Amidst the glut of year-end retrospectives, KERA has been running a series looking ahead to 2013, including in-depth looks at Lyic Stage’s upcoming production of a “lost” Broadway musical, the Dallas Museum of Art’s new conservation studio, the Kimbell’s Renzo Piano-designed expansion, and the years-in-the-making Stark Club documentary by Dallas International Film Festival co-founder Michael Cain.

The Dallas Morning News has its own rundown of the anticipated highlights of 2013, which include other openings and renovations, like the George Bush Presidential Center and Big Tex. Theater critic Lawson Taitte is looking forward to the Dallas Theater Center’s big musicals, and movie critic Chris Vognar is excited to see what the Oak Cliff Film Festival has in store for their sophomore outing.

Over on Theater Jones, Lauren Smart has a mostly agreeable “wish list” for 2013. She wants more roles for minorities and women, a gripe our theater scribes have grinded on. She also wants more theater artists to think of Dallas as a feasible home base for art-making and points to the model of Austin-based troupe Rude Mechanicals as a guide.

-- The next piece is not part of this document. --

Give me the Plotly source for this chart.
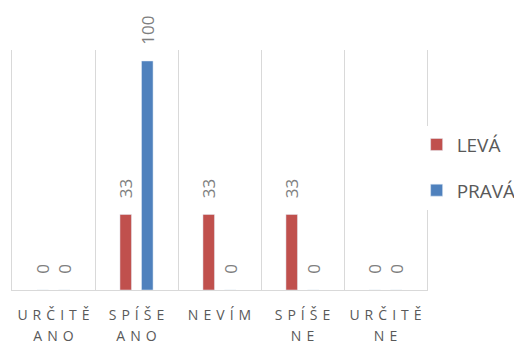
import plotly.graph_objects as go

sep = " \u200a"
line1 = ["URČITĚ", "SPÍŠE", "NEVÍM", "SPÍŠE", "URČITĚ"]
line2 = ["ANO", "ANO", "", "NE", "NE"]
categories = ["URČITĚ ANO", "SPÍŠE ANO", "NEVÍM", "SPÍŠE NE", "URČITĚ NE"]
leva = [0, 33, 33, 33, 0]
prava = [0, 100, 0, 0, 0]
series_names = ["LEVÁ", "PRAVÁ"]
colors = ["#C0504D", "#4F81BD"]

spaced = lambda w: sep.join(w)

fig = go.Figure()
for i, (name, vals) in enumerate(zip(series_names, [leva, prava])):
    fig.add_trace(go.Bar(
        x=categories, y=vals, name=name, marker_color=colors[i],
        text=["   " + str(v) for v in vals], textposition="outside", textangle=-90,
        constraintext="none",
        textfont=dict(size=17, color="#7f7f7f", family="Open Sans"),
        cliponaxis=False, legendgroup=name,
    ))
# invisible helper trace so the second label row axis is drawn
fig.add_trace(go.Scatter(x=categories, y=[None] * len(categories), xaxis="x2",
                         showlegend=False, hoverinfo="skip", mode="markers"))

tickfont = dict(size=14, color="#595959", family="Open Sans")
fig.update_layout(
    width=514, height=337,
    margin=dict(l=4, r=95, t=42, b=55, autoexpand=False),
    paper_bgcolor="white", plot_bgcolor="white",
    barmode="group", bargap=0.48, bargroupgap=0.465,
    font=dict(family="Open Sans", color="#595959"),
    showlegend=True,
    legend=dict(x=0.975, y=0.51, yanchor="middle", xanchor="left",
                font=dict(size=19, color="#595959"), tracegroupgap=18,
                traceorder="grouped"),
    xaxis=dict(tickson="boundaries", showgrid=True, gridcolor="#d9d9d9", gridwidth=1.3,
               showline=True, linecolor="#d9d9d9", linewidth=1.3, ticks="",
               tickmode="array", tickvals=categories,
               ticktext=[spaced(w) for w in line1],
               tickfont=tickfont, tickangle=0, ticklabelstandoff=12),
    xaxis2=dict(overlaying="x", anchor="y", side="bottom", type="category",
                range=[-0.5, 4.5], categoryarray=categories, categoryorder="array",
                showgrid=False, showline=False, zeroline=False, ticks="",
                tickmode="array", tickvals=categories,
                ticktext=[spaced(w) for w in line2],
                tickfont=tickfont, tickangle=0, ticklabelstandoff=36),
    yaxis=dict(range=[0, 104.8], showticklabels=False, showgrid=False, zeroline=False,
               showline=True, mirror=True, linecolor="#d9d9d9", linewidth=1.3, ticks=""),
)
fig.write_html("out.html")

Also on Theater Jones, a tribute to Jeff Kinman, the frequent Uptown Player who passed away in 2012 after years of battling HIV. In addition to celebration Kinman’s life and contributions to Dallas culture, it is worthwhile remembering that despite advances in treatments over the decades, the war on AIDS is still not won.

Switching over to the world of visual art, Janet Tyson believes 2013 is going to be the year of Ken Price. Writing on Glasstire, she focuses on the catalogue that accompanies the upcoming exhibition of the artist’s work at the Nasher Sculpture Center, which debuted at the Los Angeles County Museum of Art and will finish its tour at the Metropolitan Museum of Art.

Also on Glasstire, just before the break, Lucia Simek squeaked in this interview with Eva Rothschild, whose Nasher installation closes later this month. Here’s a taste:

The objects are inert. The objects have no feeling, but obviously we bring this way of looking to them. It’s how we look at art; it’s how we look at religious objects, the devotional object. How the object becomes kind of deified and the object has no stake in that itself—that’s absolutely our collection of human emotions and objections and perceptions, but the object itself is inert. Obviously as an artist, you’re working somehow to explain this object that holds all of these things. But it doesn’t materially change the object. The object is the object.